Lettre ouverte à mon frère Kémi SEBA
Cher frère,
C’est avec un grand plaisir que je t’écris cette lettre, suite à ton appel à la mobilisation générale contre le franc CFA, le 16 septembre 2017. Je ne suis pas un économiste, ni un surdoué des questions monétaires et financières. Mais, lorsque je constate la gestion catastrophique des ressources de mon pays le Tchad, lorsque j'observe le népotisme qui le gangrène, lorsque je vois cette mainmise clanique et familiale sur la quasi-totalité de l’administration tchadienne ; je ne peux que te conseiller de lire le récent rapport de l'ONG Internationale SWISSAID publié en juin 2017 et intitulé : « Le Tchad SA ». Ainsi que le rapport d’Amnesty International publié aujourd’hui même, 14 septembre 2017, intitulé « Entre récession et répression. Le coût élevé de la dissidence au Tchad ».
Dès lors, je me pose les questions suivantes : Qui mettra en place l’organe chargé de créer la nouvelle monnaie africaine ? Qui aura la légitimité d’organiser les réunions préliminaires ? Qui seront les participants ? Qui sera à la tête de cet organe ? Comment s’organisera son contrôle ?
Je n’ai pas la réponse à ces questions, mais je suppose que les actuels dirigeants auront leur mot à dire au vu de leur expérience et longévité au pouvoir. Car, je te rappelle que pour l’Afrique Centrale avec les 5 pays producteurs de pétrole : Tchad : Idriss DEBY ITNO = 28 ans au pouvoir; Congo : Denis Sassou-Nguesso, 13+20 = 33 ans; Cameroun : Paul Biya, 34 ans ; Guinée Équatoriale : Teodoro Obiang Nguema Mbasogo, 38 ans; Gabon : Famille Bongo, 50 ans (un demi-siècle !).

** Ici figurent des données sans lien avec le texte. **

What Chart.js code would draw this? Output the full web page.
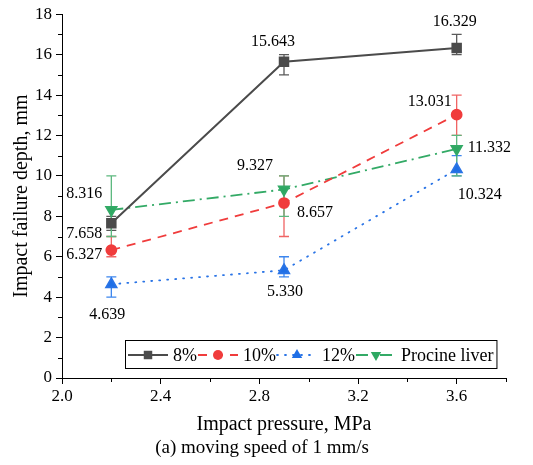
<!DOCTYPE html>
<html>
<head>
<meta charset="utf-8">
<script src="https://cdn.jsdelivr.net/npm/chart.js@4"></script>
<style>
  html, body { margin: 0; padding: 0; background: #fff; }
</style>
</head>
<body>
<canvas id="myChart" width="533" height="465"></canvas>
<script>
var pressure = [2.2, 2.9, 3.6];
var names = ["8%", "10%", "12%", "Procine liver"];

var depth8 = [7.658, 15.643, 16.329];
var depth10 = [6.327, 8.657, 13.031];
var depth12 = [4.639, 5.330, 10.324];
var depthLiver = [8.316, 9.327, 11.332];

// error bar ends
var low8 = [7.3, 15.0, 16.0];
var high8 = [8.0, 16.0, 17.0];
var low10 = [6.0, 7.0, 12.0];
var high10 = [7.0, 10.0, 14.0];
var low12 = [4.0, 5.0, 10.0];
var high12 = [5.0, 6.0, 11.0];
var lowLiver = [7.0, 8.0, 10.0];
var highLiver = [10.0, 10.0, 12.0];

var xTicks = [2.0, 2.4, 2.8, 3.2, 3.6];
var yTicks = [0, 2, 4, 6, 8, 10, 12, 14, 16, 18];

var serif = "Liberation Serif";
Chart.defaults.font.family = serif;
Chart.defaults.color = "#000";

function points(ys) {
  return pressure.map(function (x, i) { return { x: x, y: ys[i] }; });
}

// label offsets relative to the point: [dx, dy, align]
var datasets = [
  {
    label: names[0], data: points(depth8), low: low8, high: high8,
    borderColor: "#4b4b4b", backgroundColor: "#4b4b4b", errColor: "#5a5a5a",
    borderWidth: 2, borderDash: [], pointStyle: "rect", pointRadius: 6, pointRotation: 0,
    labelPos: [[-9, 11, "right"], [-11, -20, "center"], [-2, -26, "center"]]
  },
  {
    label: names[1], data: points(depth10), low: low10, high: high10,
    borderColor: "#f03c3c", backgroundColor: "#f03c3c", errColor: "#f06464",
    borderWidth: 1.8, borderDash: [9, 7], pointStyle: "circle", pointRadius: 5, pointRotation: 0,
    labelPos: [[-9, 5, "right"], [13, 10, "left"], [-5, -13, "right"]]
  },
  {
    label: names[2], data: points(depth12), low: low12, high: high12,
    borderColor: "#2a74e6", backgroundColor: "#1f6fe6", errColor: "#3c86ee",
    borderWidth: 1.8, borderDash: [1, 7], borderCapStyle: "round", pointStyle: "triangle", pointRadius: 6, pointRotation: 0,
    labelPos: [[-4, 31, "center"], [1, 22, "center"], [1, 25, "left"]]
  },
  {
    label: names[3], data: points(depthLiver), low: lowLiver, high: highLiver,
    borderColor: "#33aa66", backgroundColor: "#2ea862", errColor: "#5cb87e",
    borderWidth: 1.8, borderDash: [12, 5, 2, 5], pointStyle: "triangle", pointRadius: 6, pointRotation: 180,
    labelPos: [[-9, -16, "right"], [-11, -24, "right"], [11, -1, "left"]]
  }
];

var errorBars = {
  id: "errorBars",
  beforeDatasetsDraw: function (chart) {
    var ctx = chart.ctx, xs = chart.scales.x, ys = chart.scales.y;
    chart.data.datasets.forEach(function (ds) {
      ctx.save();
      ctx.strokeStyle = ds.errColor;
      ctx.lineWidth = 1.3;
      ds.data.forEach(function (p, i) {
        var x = xs.getPixelForValue(p.x);
        var y1 = ys.getPixelForValue(ds.low[i]);
        var y2 = ys.getPixelForValue(ds.high[i]);
        ctx.beginPath();
        ctx.moveTo(x, y1); ctx.lineTo(x, y2);
        ctx.moveTo(x - 5, y1); ctx.lineTo(x + 5, y1);
        ctx.moveTo(x - 5, y2); ctx.lineTo(x + 5, y2);
        ctx.stroke();
      });
      ctx.restore();
    });
  }
};

var valueLabels = {
  id: "valueLabels",
  afterDatasetsDraw: function (chart) {
    var ctx = chart.ctx, xs = chart.scales.x, ys = chart.scales.y;
    ctx.save();
    ctx.font = "16px '" + serif + "', serif";
    ctx.fillStyle = "#000";
    ctx.textBaseline = "middle";
    chart.data.datasets.forEach(function (ds) {
      ds.data.forEach(function (p, i) {
        var pos = ds.labelPos[i];
        ctx.textAlign = pos[2];
        ctx.fillText(p.y.toFixed(3), xs.getPixelForValue(p.x) + pos[0], ys.getPixelForValue(p.y) + pos[1]);
      });
    });
    ctx.restore();
  }
};

function drawMarker(ctx, ds, x, y) {
  Chart.helpers.drawPoint(ctx, {
    pointStyle: ds.pointStyle, radius: ds.pointRadius, rotation: ds.pointRotation, borderWidth: 0
  }, x, y);
}

var extras = {
  id: "extras",
  afterDraw: function (chart) {
    var ctx = chart.ctx, xs = chart.scales.x, ys = chart.scales.y, a = chart.chartArea;
    ctx.save();
    // minor ticks
    ctx.strokeStyle = "#000";
    ctx.lineWidth = 1;
    ctx.beginPath();
    [2.2, 2.6, 3.0, 3.4, 3.8].forEach(function (v) {
      var x = Math.round(xs.getPixelForValue(v)) + 0.5;
      ctx.moveTo(x, a.bottom); ctx.lineTo(x, a.bottom + 4);
    });
    for (var v = 1; v < 18; v += 2) {
      var y = Math.round(ys.getPixelForValue(v)) + 0.5;
      ctx.moveTo(a.left, y); ctx.lineTo(a.left - 4, y);
    }
    ctx.stroke();

    // legend
    ctx.font = "18px '" + serif + "', serif";
    ctx.textBaseline = "middle";
    ctx.textAlign = "left";
    var lx = a.left + 63, ly = a.bottom - 38, lh = 28;
    var x = lx + 3, cy = ly + lh / 2 + 1;
    chart.data.datasets.forEach(function (ds) {
      ctx.save();
      ctx.strokeStyle = ds.borderColor;
      ctx.lineWidth = ds.borderWidth;
      ctx.setLineDash(ds.borderDash);
      ctx.lineCap = ds.borderCapStyle || "butt";
      ctx.beginPath(); ctx.moveTo(x, cy); ctx.lineTo(x + 40, cy); ctx.stroke();
      ctx.setLineDash([]);
      ctx.fillStyle = ds.backgroundColor;
      drawMarker(ctx, ds, x + 20, cy);
      ctx.restore();
      ctx.fillStyle = "#000";
      ctx.fillText(ds.label, x + 45, cy + 1);
      x += 45 + ctx.measureText(ds.label).width + 1;
    });
    ctx.strokeStyle = "#000";
    ctx.lineWidth = 1;
    ctx.strokeRect(lx + 0.5, ly + 0.5, x - lx + 2, lh);

    // caption
    ctx.font = "19px '" + serif + "', serif";
    ctx.textAlign = "center";
    ctx.fillStyle = "#000";
    ctx.fillText("(a) moving speed of 1 mm/s", 262, 448);
    ctx.restore();
  }
};

var config = {
  type: "line",
  data: { datasets: datasets },
  options: {
    responsive: false,
    animation: false,
    devicePixelRatio: 1,
    layout: { padding: { top: 13, right: 27, left: 0, bottom: 0 } },
    elements: { line: { tension: 0 } },
    plugins: { legend: { display: false }, tooltip: { enabled: false } },
    scales: {
      x: {
        type: "linear", min: 2.0, max: 3.8,
        afterFit: function (s) { s.height = 87; },
        afterBuildTicks: function (s) { s.ticks = xTicks.map(function (v) { return { value: v }; }); },
        ticks: { color: "#000", font: { family: serif, size: 17 }, padding: 2, maxRotation: 0,
          callback: function (v) { return v.toFixed(1); } },
        grid: { drawOnChartArea: false, drawTicks: true, tickLength: 6, color: "#000" },
        border: { color: "#000", width: 1 },
        title: { display: true, text: "Impact pressure, MPa", color: "#000",
          font: { family: serif, size: 20 }, padding: { top: 0, bottom: 28 } }
      },
      y: {
        type: "linear", min: 0, max: 18,
        afterFit: function (s) { s.width = 62; },
        afterBuildTicks: function (s) { s.ticks = yTicks.map(function (v) { return { value: v }; }); },
        ticks: { color: "#000", font: { family: serif, size: 17 }, padding: 4 },
        grid: { drawOnChartArea: false, drawTicks: true, tickLength: 6, color: "#000" },
        border: { color: "#000", width: 1 },
        title: { display: true, text: "Impact failure depth, mm", color: "#000",
          font: { family: serif, size: 20, lineHeight: 2.2 }, padding: 0 }
      }
    }
  },
  plugins: [errorBars, valueLabels, extras]
};

var myChart = new Chart(document.getElementById("myChart"), config);
</script>
</body>
</html>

Les banques de la CEMAC (Communauté économique et monétaire de l’Afrique centrale) font face à un déficit de trésorerie sans précédent. Et c’est nous, populations de ces pays qui souffrons de cette situation. Dans nos pays où l'expression « alternance politique » peut être assimilée à une tentative de coup d’État. Où la corruption de nos élites ruine tout espoir de développement. Où les polices politiques veillent en permanence et répriment avec violence toutes contestations.
Car, bien qu’ils n’aient pas la mainmise totale sur le franc CFA, certains dirigeants africains l’ont détourné par centaine de milliards. Ils mènent un grand train de vie au détriment des populations et tu as pu probablement le constater par toi-même sur le terrain. Ils organisent avec leurs familles la fuite des capitaux en convertissant ce même franc CFA en devises pour acquérir des biens immobiliers à l’étranger. Ils ont organisé le braquage des Trésors Publics nationaux et vider leurs coffres forts des francs CFA qu'ils contenaient.

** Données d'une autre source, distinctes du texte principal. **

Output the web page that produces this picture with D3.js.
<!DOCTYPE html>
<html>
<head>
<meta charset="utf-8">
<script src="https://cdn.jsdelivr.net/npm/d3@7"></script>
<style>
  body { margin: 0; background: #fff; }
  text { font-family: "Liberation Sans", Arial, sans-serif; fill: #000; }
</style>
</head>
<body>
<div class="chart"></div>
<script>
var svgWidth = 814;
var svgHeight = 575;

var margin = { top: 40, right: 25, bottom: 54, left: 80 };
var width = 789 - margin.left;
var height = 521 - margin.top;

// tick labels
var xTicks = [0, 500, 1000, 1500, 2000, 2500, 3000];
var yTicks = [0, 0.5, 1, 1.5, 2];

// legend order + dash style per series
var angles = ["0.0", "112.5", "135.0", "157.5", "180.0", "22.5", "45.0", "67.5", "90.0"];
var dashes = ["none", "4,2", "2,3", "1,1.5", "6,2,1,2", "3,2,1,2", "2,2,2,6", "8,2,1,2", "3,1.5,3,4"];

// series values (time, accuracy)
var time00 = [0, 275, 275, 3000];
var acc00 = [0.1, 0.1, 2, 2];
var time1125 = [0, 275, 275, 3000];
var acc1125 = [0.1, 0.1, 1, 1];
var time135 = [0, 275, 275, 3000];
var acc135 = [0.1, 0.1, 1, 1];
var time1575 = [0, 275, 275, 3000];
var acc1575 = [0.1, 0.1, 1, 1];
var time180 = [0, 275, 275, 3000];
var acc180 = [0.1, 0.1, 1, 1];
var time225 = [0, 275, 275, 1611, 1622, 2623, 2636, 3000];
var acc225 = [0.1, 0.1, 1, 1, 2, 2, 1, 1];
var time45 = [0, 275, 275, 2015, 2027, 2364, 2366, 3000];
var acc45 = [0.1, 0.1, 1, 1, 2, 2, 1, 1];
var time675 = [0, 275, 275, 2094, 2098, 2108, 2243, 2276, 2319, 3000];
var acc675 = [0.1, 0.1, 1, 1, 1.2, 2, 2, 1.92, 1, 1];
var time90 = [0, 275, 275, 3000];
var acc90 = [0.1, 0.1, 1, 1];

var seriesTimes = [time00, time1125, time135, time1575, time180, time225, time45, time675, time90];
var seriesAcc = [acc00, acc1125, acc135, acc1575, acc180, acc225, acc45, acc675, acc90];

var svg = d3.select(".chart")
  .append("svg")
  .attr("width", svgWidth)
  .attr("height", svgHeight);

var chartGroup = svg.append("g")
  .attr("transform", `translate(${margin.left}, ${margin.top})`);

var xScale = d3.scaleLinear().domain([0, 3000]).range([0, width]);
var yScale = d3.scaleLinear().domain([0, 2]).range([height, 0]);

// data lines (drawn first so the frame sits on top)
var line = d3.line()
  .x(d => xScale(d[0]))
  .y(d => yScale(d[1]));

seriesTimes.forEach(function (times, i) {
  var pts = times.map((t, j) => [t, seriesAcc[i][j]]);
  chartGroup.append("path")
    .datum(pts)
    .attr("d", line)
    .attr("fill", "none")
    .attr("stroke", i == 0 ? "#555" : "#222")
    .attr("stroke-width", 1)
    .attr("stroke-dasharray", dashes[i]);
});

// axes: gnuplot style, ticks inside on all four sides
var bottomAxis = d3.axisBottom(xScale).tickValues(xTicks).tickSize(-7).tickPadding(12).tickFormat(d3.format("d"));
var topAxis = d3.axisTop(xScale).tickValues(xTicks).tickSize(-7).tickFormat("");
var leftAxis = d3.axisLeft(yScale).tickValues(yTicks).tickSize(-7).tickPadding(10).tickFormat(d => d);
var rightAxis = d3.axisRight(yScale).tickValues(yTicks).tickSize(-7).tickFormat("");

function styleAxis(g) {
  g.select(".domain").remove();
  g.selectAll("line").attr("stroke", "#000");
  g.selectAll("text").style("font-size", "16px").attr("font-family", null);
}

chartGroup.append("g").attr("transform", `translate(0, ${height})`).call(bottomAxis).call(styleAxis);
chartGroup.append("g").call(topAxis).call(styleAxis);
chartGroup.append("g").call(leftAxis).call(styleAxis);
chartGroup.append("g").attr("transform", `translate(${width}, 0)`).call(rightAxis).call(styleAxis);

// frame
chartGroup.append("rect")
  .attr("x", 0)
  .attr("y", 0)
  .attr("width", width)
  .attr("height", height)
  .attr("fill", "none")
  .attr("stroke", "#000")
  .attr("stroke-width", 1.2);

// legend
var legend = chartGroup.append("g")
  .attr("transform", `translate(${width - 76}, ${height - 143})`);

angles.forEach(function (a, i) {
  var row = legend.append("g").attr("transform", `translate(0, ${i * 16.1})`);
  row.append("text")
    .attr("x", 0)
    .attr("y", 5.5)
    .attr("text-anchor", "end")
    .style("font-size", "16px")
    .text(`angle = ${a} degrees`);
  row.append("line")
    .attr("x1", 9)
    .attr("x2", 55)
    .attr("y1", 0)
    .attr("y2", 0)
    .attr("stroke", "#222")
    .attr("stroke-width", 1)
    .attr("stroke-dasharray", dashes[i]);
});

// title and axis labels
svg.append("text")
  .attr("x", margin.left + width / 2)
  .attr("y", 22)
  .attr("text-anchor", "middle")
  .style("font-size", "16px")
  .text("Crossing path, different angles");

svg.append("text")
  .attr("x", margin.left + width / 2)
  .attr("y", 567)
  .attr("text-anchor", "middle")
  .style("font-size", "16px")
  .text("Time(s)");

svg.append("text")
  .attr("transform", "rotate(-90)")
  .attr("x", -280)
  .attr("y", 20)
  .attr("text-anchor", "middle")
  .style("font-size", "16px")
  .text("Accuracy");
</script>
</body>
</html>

A qui souhaiterais-tu concrètement donner le pouvoir de battre cette monnaie ? Actuellement, le Gouverneur de BEAC (Banque des États de l’Afrique Centrale), ainsi que le vice-gouverneur, sont respectivement neveux du président tchadien et du président camerounais.

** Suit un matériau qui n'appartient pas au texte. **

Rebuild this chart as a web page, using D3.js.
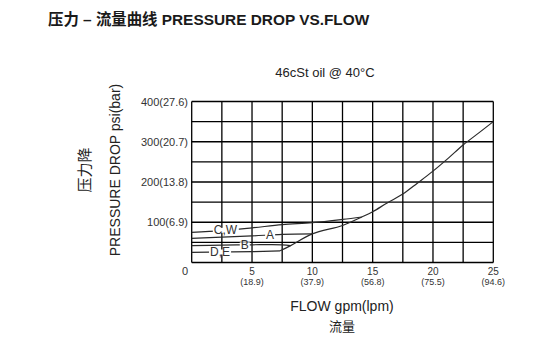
<!DOCTYPE html>
<html>
<head>
<meta charset="utf-8">
<script src="https://cdn.jsdelivr.net/npm/d3@7"></script>
<style>
  html, body { margin: 0; padding: 0; background: #fff; }
  svg { display: block; font-family: "Liberation Sans", Arial, sans-serif; }
</style>
</head>
<body>
<svg id="chart" width="539" height="352"></svg>
<script>
// ---- data ----
const yTicks = [100, 200, 300, 400];
const yTickLabels = ['100(6.9)', '200(13.8)', '300(20.7)', '400(27.6)'];
const xTicks = [5, 10, 15, 20, 25];
const xTickLpm = ['(18.9)', '(37.9)', '(56.8)', '(75.5)', '(94.6)'];

const cwFlow = [0, 2.5, 5, 7.5, 10, 12.5, 14.1];
const cwPsi = [75, 79, 86, 94, 99, 107, 113];
const aFlow = [0, 2.5, 5, 7.5, 10];
const aPsi = [60, 63, 66, 70, 71];
const bFlow = [0, 2.5, 5, 7.5, 8.2];
const bPsi = [42, 43, 44, 44, 42];
const deFlow = [0, 2.5, 5, 7.33];
const dePsi = [25, 26, 27, 29];
const mainFlow = [7.33, 8.2, 10, 12.5, 14.1, 15, 16.2, 17.5, 18.7, 20, 21.3, 22.5, 23.8, 25];
const mainPsi = [29, 42, 71, 92, 113, 126, 148, 170, 197, 227, 260, 292, 322, 350];

const curveNames = ['C,W', 'A', 'B', 'D,E'];
const labelFlow = [2.8, 6.5, 4.4, 2.35];
const labelPsi = [80, 69, 44, 26];

// ---- layout ----
const svg = d3.select('#chart');
const x = d3.scaleLinear().domain([0, 25]).range([191.7, 493.3]);
const y = d3.scaleLinear().domain([0, 400]).range([262.5, 101.5]);

// Title
svg.append('text')
    .attr('x', 48).attr('y', 25)
    .attr('font-size', 15.4).attr('font-weight', 'bold')
    .attr('fill', '#1a1a1a')
    .attr('font-family', '"Liberation Sans", "Noto Sans CJK SC", sans-serif')
    .text('压力 – 流量曲线 PRESSURE DROP VS.FLOW');

svg.append('text')
    .attr('x', 325).attr('y', 77)
    .attr('text-anchor', 'middle')
    .attr('font-size', 13).attr('fill', '#222')
    .text('46cSt oil @ 40°C');

// Grid
const g = svg.append('g');
g.selectAll('.vgrid')
    .data(d3.range(0, 25.01, 2.5))
    .join('line')
    .attr('x1', d => x(d)).attr('x2', d => x(d))
    .attr('y1', y(0)).attr('y2', y(400))
    .attr('stroke', '#000').attr('stroke-width', 1.3);
g.selectAll('.hgrid')
    .data(d3.range(0, 401, 50))
    .join('line')
    .attr('x1', x(0)).attr('x2', x(25))
    .attr('y1', d => y(d)).attr('y2', d => y(d))
    .attr('stroke', '#000').attr('stroke-width', 1.3);

// Y tick labels
svg.selectAll('.ylab')
    .data(yTicks)
    .join('text')
    .attr('x', 188).attr('y', d => y(d) + 4)
    .attr('text-anchor', 'end')
    .attr('font-size', 11).attr('fill', '#333')
    .text((d, i) => yTickLabels[i]);

// X tick labels
svg.append('text')
    .attr('x', 185).attr('y', 275)
    .attr('text-anchor', 'middle')
    .attr('font-size', 11).attr('fill', '#333')
    .text('0');
svg.selectAll('.xlab')
    .data(xTicks)
    .join('text')
    .attr('x', d => x(d)).attr('y', 275)
    .attr('text-anchor', 'middle')
    .attr('font-size', 10).attr('fill', '#333')
    .text(d => d);
svg.selectAll('.xlab2')
    .data(xTicks)
    .join('text')
    .attr('x', d => x(d)).attr('y', 285)
    .attr('text-anchor', 'middle')
    .attr('font-size', 9).attr('fill', '#333')
    .text((d, i) => xTickLpm[i]);

// Axis titles
svg.append('text')
    .attr('x', 342).attr('y', 311)
    .attr('text-anchor', 'middle')
    .attr('font-size', 14).attr('fill', '#222')
    .text('FLOW gpm(lpm)');
svg.append('text')
    .attr('x', 342).attr('y', 331)
    .attr('text-anchor', 'middle')
    .attr('font-size', 13).attr('fill', '#222')
    .attr('font-family', '"Noto Sans CJK SC", sans-serif')
    .text('流量');

svg.append('text')
    .attr('transform', 'translate(120,170) rotate(-90)')
    .attr('text-anchor', 'middle')
    .attr('font-size', 14).attr('fill', '#222')
    .text('PRESSURE DROP psi(bar)');
svg.append('text')
    .attr('transform', 'translate(90,170) rotate(-90)')
    .attr('text-anchor', 'middle')
    .attr('font-size', 15).attr('fill', '#222')
    .attr('font-family', '"Noto Sans CJK SC", sans-serif')
    .text('压力降');

// Curves
const line = d3.line()
    .x(d => x(d[0])).y(d => y(d[1]))
    .curve(d3.curveCatmullRom.alpha(0.5));
const series = [
    [cwFlow, cwPsi], [aFlow, aPsi], [bFlow, bPsi], [deFlow, dePsi], [mainFlow, mainPsi]
];
svg.selectAll('.curve')
    .data(series)
    .join('path')
    .attr('fill', 'none')
    .attr('stroke', '#2a2a2a').attr('stroke-width', 1.2)
    .attr('d', s => line(d3.zip(s[0], s[1])));

// Inline curve labels with white knock-out
curveNames.forEach((name, i) => {
    const lg = svg.append('g');
    const bg = lg.append('rect').attr('fill', '#fff');
    const t = lg.append('text')
        .attr('x', x(labelFlow[i])).attr('y', y(labelPsi[i]) + 4)
        .attr('text-anchor', 'middle')
        .attr('font-size', 12).attr('fill', '#333')
        .text(name);
    const bb = t.node().getBBox();
    bg.attr('x', bb.x - 1).attr('y', y(labelPsi[i]) - 2.5)
        .attr('width', bb.width + 2).attr('height', 5);
});
</script>
</body>
</html>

Si tu penses que nos malheurs sont pour une partie dus au franc CFA, reconnais qu’une immense partie des dirigeants africains sont responsables de l’insolvabilité de nos pays. Dès lors, comment ne pas craindre qu’une fois le contrôle total sur cette future monnaie africaine, l’on n’assiste pas à une autre forme de dérive de leur part. Donne-moi une et une seule bonne raison de ne pas être méfiant à leur égard.
A la lumière de ce qui précède, je t’informe mon frère que je participerai pas à cette marche contre le franc CFA.